Les jeux de l’amour et du sexe de Rambert sont aux antipodes des histoires de baise que l’on rencontre dans les univers modestes d’Annie Ernaux, le fric n’est jamais un souci dans les pièces personnelles de Rambert (ce n'est pas vrai de certains spectacles qu’il signa à Gennevilliers lorsqu’il dirigea ce théâtre avec force les premières années de son mandat), l’Amour y est au-dessus des contingences, dans une sorte d’exaspération sublimée. D’où l’étonnement de voir surgir le « diable » prolétaire (Pierre-Louis Calixte) vers la fin d’Une vie, à savoir le fils de la concierge qui vivait dans une pièce. Copain d’enfance du peintre chéri de sa maman, le môme avait le droit d’aller jouer dans le huit pièces de l’appartement familial parisien de la rue de Lille, avant d’être jeté plus tard comme un kleenex après avoir lancé son ami peintre. Le personnage du frère (Alexandre Pavloff), détesté (et c’est réciproque), jaloux du frère artiste, enfonce lui aussi le clou de ce théâtre de la confrontation généralisée dont Une vie est le dernier jalon dans le parcours de Pascal Rambert servi par des acteurs jubilant – parfois au bord du one man show – à proférer des mots écrits pour eux.
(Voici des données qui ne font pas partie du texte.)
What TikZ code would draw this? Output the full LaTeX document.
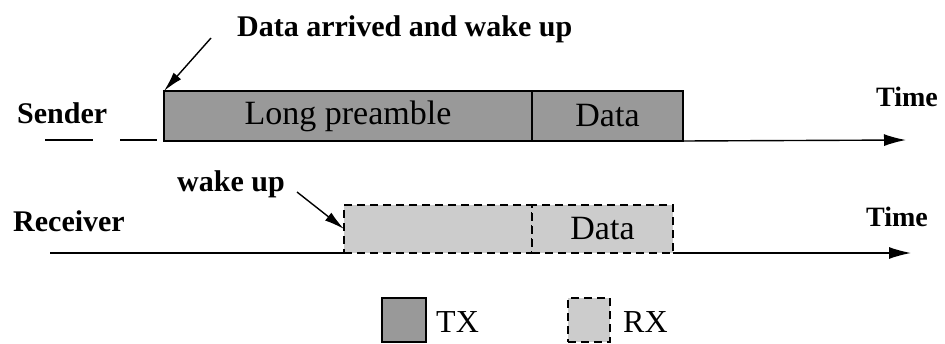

Et « toujours cette peur incontrôlable de solitude qui nous pousse les uns vers les autres et qu’on appelle l’amour », comme dit le peintre au nom de tous et d’abord de l’auteur.
Une vie, Théâtre du Vieux Colombier, Comédie-Française, jusqu’au 2 juillet.
Le texte de la pièce est édité par Les Solitaires intempestifs, 96 p., 14€. Chez le même éditeur vient de paraître du même auteur Théâtre 1987-2001, 320 p., 19€.